DATASET CONTENT:
- - - - -

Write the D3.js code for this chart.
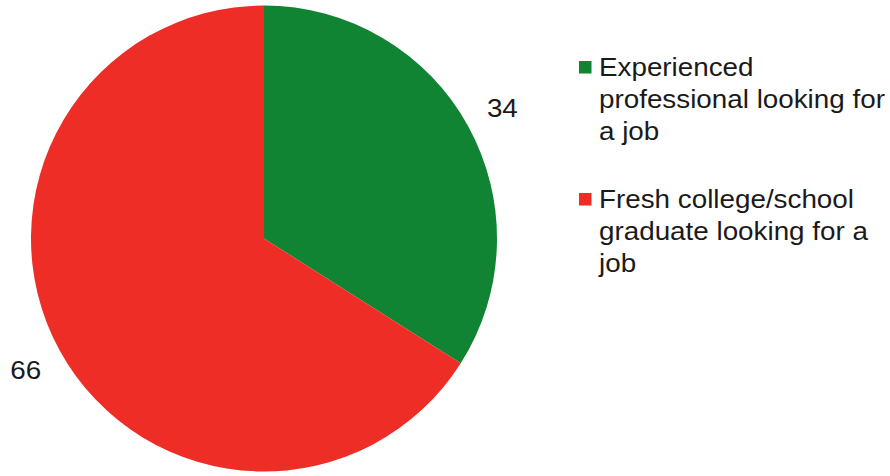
<!DOCTYPE html>
<html>
<head>
<meta charset="utf-8">
<script src="https://cdn.jsdelivr.net/npm/d3@7"></script>
<style>
  html, body { margin: 0; padding: 0; background: #fff; }
  svg { display: block; font-family: "Liberation Sans", Arial, sans-serif; }
</style>
</head>
<body>
<svg id="chart" width="890" height="476"></svg>
<script>
const categories = [
  "Experienced professional looking for a job",
  "Fresh college/school graduate looking for a job"
];
const legendLines = [
  ["Experienced", "professional looking for", "a job"],
  ["Fresh college/school", "graduate looking for a", "job"]
];
const values = [34, 66];
const colors = ["#108432", "#EE2D27"];

const svg = d3.select("#chart");
const cx = 264, cy = 238.5, radius = 233, labelRadius = 272;
const stretch = 1.07;

const pie = d3.pie().sort(null).value(d => d)(values);
const arc = d3.arc().innerRadius(0).outerRadius(radius);
const labelArc = d3.arc().innerRadius(labelRadius).outerRadius(labelRadius);

const g = svg.append("g").attr("transform", `translate(${cx},${cy})`);
g.selectAll("path").data(pie).join("path")
  .attr("d", arc)
  .attr("fill", (d, i) => colors[i]);

g.selectAll("text.val").data(pie).join("text")
  .attr("class", "val")
  .attr("transform", d => `translate(${labelArc.centroid(d)}) scale(${stretch},1)`)
  .attr("text-anchor", "middle")
  .attr("dy", "0.35em")
  .attr("font-size", 26)
  .attr("fill", "#1a1a1a")
  .text(d => d.data);

const legend = svg.append("g").attr("transform", "translate(579,0)");
const entryTop = [61, 193];
const lineH = 32;
categories.forEach((c, i) => {
  const e = legend.append("g").attr("transform", `translate(0,${entryTop[i]})`);
  e.append("rect").attr("width", 12.5).attr("height", 12.5).attr("fill", colors[i]);
  const t = e.append("text")
    .attr("transform", `translate(20,0) scale(${stretch},1)`)
    .attr("font-size", 26)
    .attr("fill", "#1a1a1a");
  legendLines[i].forEach((ln, j) => {
    t.append("tspan").attr("x", 0).attr("y", 15 + j * lineH).text(ln);
  });
});
</script>
</body>
</html>
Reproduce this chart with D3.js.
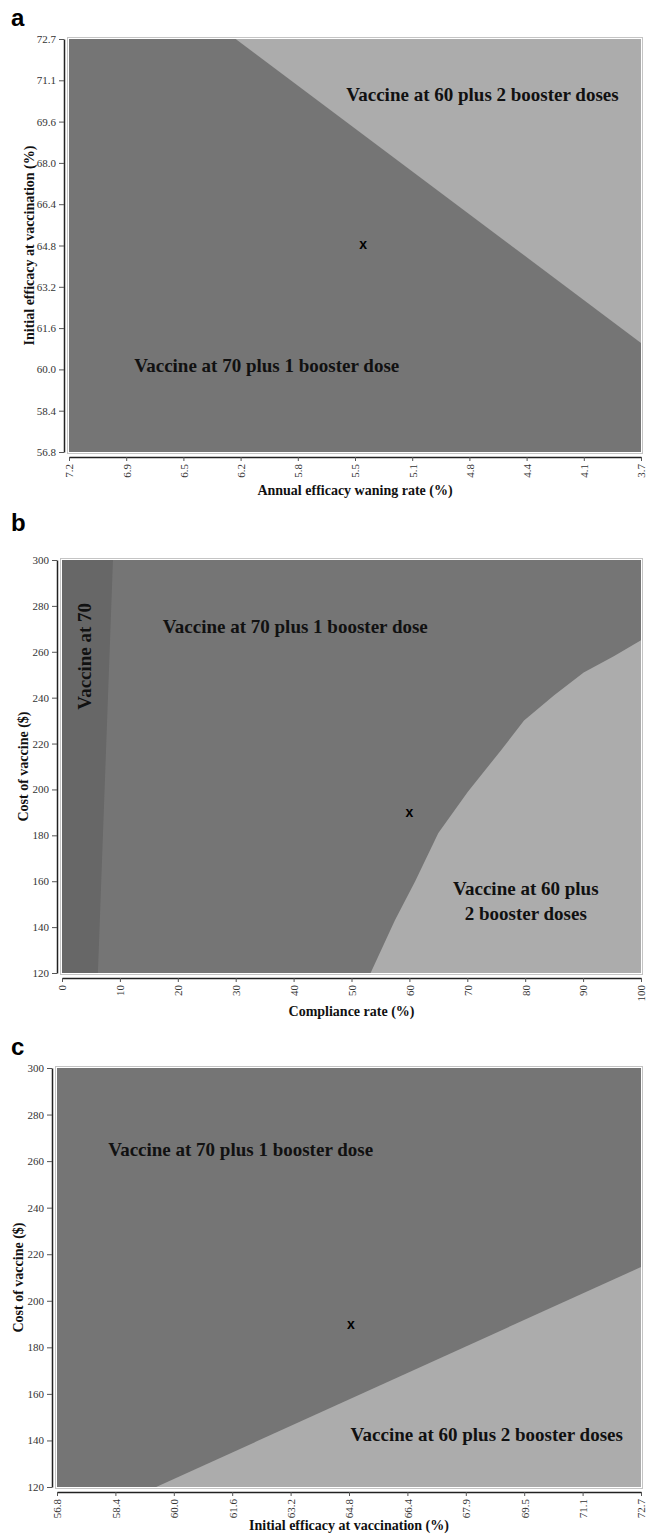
<!DOCTYPE html>
<html><head><meta charset="utf-8">
<script src="https://cdn.jsdelivr.net/npm/d3@7"></script>
<style>
html,body{margin:0;padding:0;background:#fff;}
svg{display:block;}
</style></head>
<body>
<svg id="chart" width="648" height="1537"></svg>
<script>
// ---------- Panel a data ----------
const aXTicks = [7.2, 6.85, 6.5, 6.15, 5.8, 5.45, 5.1, 4.75, 4.4, 4.05, 3.7];
const aXTickLabels = ["7.2","6.9","6.5","6.2","5.8","5.5","5.1","4.8","4.4","4.1","3.7"];
const aYTicks = [56.8, 58.39, 59.98, 61.57, 63.16, 64.75, 66.34, 67.93, 69.52, 71.11, 72.7];
const aYTickLabels = ["56.8","58.4","60.0","61.6","63.2","64.8","66.4","68.0","69.6","71.1","72.7"];
const aBoundaryWaning = [6.18, 3.7];
const aBoundaryEfficacy = [72.7, 61.0];
const aBase = {waning: 5.4, efficacy: 64.8};
const aLabels = [
  {text: "Vaccine at 60 plus 2 booster doses", x: 4.67, y: 70.55},
  {text: "Vaccine at 70 plus 1 booster dose", x: 5.99, y: 60.15}
];

// ---------- Panel b data ----------
const bXTicks = [0,10,20,30,40,50,60,70,80,90,100];
const bYTicks = [120,140,160,180,200,220,240,260,280,300];
const bV70Compliance = [6.2, 8.8];
const bV70Cost = [120, 300];
const bCurveCompliance = [53.3, 57.5, 61, 65, 70.1, 75.8, 79.8, 85, 90.1, 95.3, 100];
const bCurveCost = [120, 143, 160, 181, 199, 217, 230, 241, 251, 258, 265];
const bBase = {compliance: 60, cost: 190};
const bLabels = [
  {text: "Vaccine at 70 plus 1 booster dose", x: 40.3, y: 271},
  {text: "Vaccine at 60 plus", x: 80.1, y: 157},
  {text: "2 booster doses", x: 80.1, y: 146}
];
const bRotLabel = {text: "Vaccine at 70", x: 3.8, y: 258};

// ---------- Panel c data ----------
const cXTicks = [56.8, 58.39, 59.98, 61.57, 63.16, 64.75, 66.34, 67.93, 69.52, 71.11, 72.7];
const cXTickLabels = ["56.8","58.4","60.0","61.6","63.2","64.8","66.4","67.9","69.5","71.1","72.7"];
const cYTicks = [120,140,160,180,200,220,240,260,280,300];
const cBoundaryEfficacy = [59.5, 72.7];
const cBoundaryCost = [120, 214.5];
const cBase = {efficacy: 64.8, cost: 190};
const cLabels = [
  {text: "Vaccine at 70 plus 1 booster dose", x: 61.8, y: 265},
  {text: "Vaccine at 60 plus 2 booster doses", x: 68.5, y: 142.6}
];

// ---------- styles ----------
const COL_MID = "#757575", COL_LIGHT = "#acacac", COL_DARK = "#676767";
const SERIF = "'Liberation Serif','Times New Roman',serif";
const SANS = "'Liberation Sans',Arial,sans-serif";

const svg = d3.select("#chart");
svg.append("rect").attr("width",648).attr("height",1537).attr("fill","#fff");

function panel(o) {
  const g = svg.append("g");
  const x = d3.scaleLinear().domain(o.xDomain).range([o.left, o.right]);
  const y = d3.scaleLinear().domain(o.yDomain).range([o.bottom, o.top]);
  g.append("rect").attr("x", o.left).attr("y", o.top)
    .attr("width", o.right - o.left).attr("height", o.bottom - o.top)
    .attr("fill", COL_MID);
  o.regions.forEach(r => {
    g.append("path")
      .attr("d", d3.line().x(d => x(d[0])).y(d => y(d[1]))(r.pts) + "Z")
      .attr("fill", r.fill);
  });
  g.append("rect").attr("x", o.left - 1.5).attr("y", o.top - 1.5)
    .attr("width", o.right - o.left + 3).attr("height", o.bottom - o.top + 3)
    .attr("fill","none").attr("stroke","#c4c4c4").attr("stroke-width",1);
  const ya = g.append("g").attr("transform", `translate(${o.left - 5},0)`)
    .call(d3.axisLeft(y).tickValues(o.yTicks).tickFormat((d,i) => o.yLabels[i])
      .tickSize(5).tickPadding(3).tickSizeOuter(0));
  ya.select(".domain").attr("stroke","#222").attr("stroke-width",1.5);
  ya.selectAll(".tick line").attr("stroke","#555");
  ya.selectAll("text").attr("font-family", SERIF).attr("font-size", 11).attr("fill","#333");
  const xa = g.append("g").attr("transform", `translate(0,${o.bottom + 5})`)
    .call(d3.axisBottom(x).tickValues(o.xTicks).tickFormat((d,i) => o.xLabels[i])
      .tickSize(4).tickSizeOuter(0));
  xa.select(".domain").attr("stroke","#222").attr("stroke-width",1.5);
  xa.selectAll(".tick line").attr("stroke","#555");
  xa.selectAll("text").attr("font-family", SERIF).attr("font-size", 11).attr("fill","#333")
    .attr("transform","rotate(-90)").attr("x",-7).attr("y",0).attr("dy","0.35em")
    .attr("text-anchor","end");
  g.append("text").attr("x", (o.left + o.right)/2).attr("y", o.xTitleY)
    .attr("text-anchor","middle").attr("font-family", SERIF).attr("font-weight","bold")
    .attr("font-size", 14).attr("fill","#111").text(o.xTitle);
  g.append("text").attr("transform", `translate(${o.yTitleX},${(o.top+o.bottom)/2}) rotate(-90)`)
    .attr("text-anchor","middle").attr("font-family", SERIF).attr("font-weight","bold")
    .attr("font-size", 14).attr("fill","#111").text(o.yTitle);
  g.append("text").attr("x", o.letterX).attr("y", o.letterY)
    .attr("font-family", SANS).attr("font-weight","bold").attr("font-size", 24)
    .attr("fill","#000").text(o.letter);
  o.labels.forEach(l => {
    g.append("text").attr("x", x(l.x)).attr("y", y(l.y)).attr("dy","0.35em")
      .attr("text-anchor","middle").attr("font-family", SERIF).attr("font-weight","bold")
      .attr("font-size", 19).attr("fill","#111").text(l.text);
  });
  if (o.rotLabel) {
    g.append("text").attr("transform", `translate(${x(o.rotLabel.x)},${y(o.rotLabel.y)}) rotate(-90)`)
      .attr("dy","0.35em").attr("text-anchor","middle").attr("font-family", SERIF)
      .attr("font-weight","bold").attr("font-size", 19).attr("fill","#111").text(o.rotLabel.text);
  }
  g.append("text").attr("x", x(o.base[0])).attr("y", y(o.base[1])).attr("dy","0.35em")
    .attr("text-anchor","middle").attr("font-family", SANS).attr("font-weight","bold")
    .attr("font-size", 14).attr("fill","#000").text("x");
}

panel({
  xDomain: [7.2, 3.7], yDomain: [56.8, 72.7],
  left: 69, right: 641, top: 39, bottom: 452,
  xTicks: aXTicks, xLabels: aXTickLabels, yTicks: aYTicks, yLabels: aYTickLabels,
  regions: [{fill: COL_LIGHT, pts: aBoundaryWaning.map((w,i) => [w, aBoundaryEfficacy[i]]).concat([[3.7, 72.7]])}],
  labels: aLabels, base: [aBase.waning, aBase.efficacy],
  xTitle: "Annual efficacy waning rate (%)", yTitle: "Initial efficacy at vaccination (%)",
  xTitleY: 495, yTitleX: 34, letter: "a", letterX: 11, letterY: 26
});

panel({
  xDomain: [0, 100], yDomain: [120, 300],
  left: 62, right: 641, top: 560, bottom: 973,
  xTicks: bXTicks, xLabels: bXTicks.map(String), yTicks: bYTicks, yLabels: bYTicks.map(String),
  regions: [
    {fill: COL_DARK, pts: [[0,120]].concat(bV70Compliance.map((c,i) => [c, bV70Cost[i]])).concat([[0,300]])},
    {fill: COL_LIGHT, pts: bCurveCompliance.map((c,i) => [c, bCurveCost[i]]).concat([[100,120]])}
  ],
  labels: bLabels, rotLabel: bRotLabel, base: [bBase.compliance, bBase.cost],
  xTitle: "Compliance rate (%)", yTitle: "Cost of vaccine ($)",
  xTitleY: 1016, yTitleX: 28, letter: "b", letterX: 11, letterY: 531
});

panel({
  xDomain: [56.8, 72.7], yDomain: [120, 300],
  left: 57, right: 641, top: 1068, bottom: 1487,
  xTicks: cXTicks, xLabels: cXTickLabels, yTicks: cYTicks, yLabels: cYTicks.map(String),
  regions: [{fill: COL_LIGHT, pts: cBoundaryEfficacy.map((e,i) => [e, cBoundaryCost[i]]).concat([[72.7,120]])}],
  labels: cLabels, base: [cBase.efficacy, cBase.cost],
  xTitle: "Initial efficacy at vaccination (%)", yTitle: "Cost of vaccine ($)",
  xTitleY: 1530, yTitleX: 23, letter: "c", letterX: 11, letterY: 1055
});
</script>
</body></html>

- - - - -

STATED GOAL: Copy each line containing the word "chart" from the data.

RESULT OF THE TASK:
Write the D3.js code for this chart.
<svg id="chart" width="890" height="476"></svg>
const svg = d3.select("#chart");
Reproduce this chart with D3.js.
<svg id="chart" width="648" height="1537"></svg>
const svg = d3.select("#chart");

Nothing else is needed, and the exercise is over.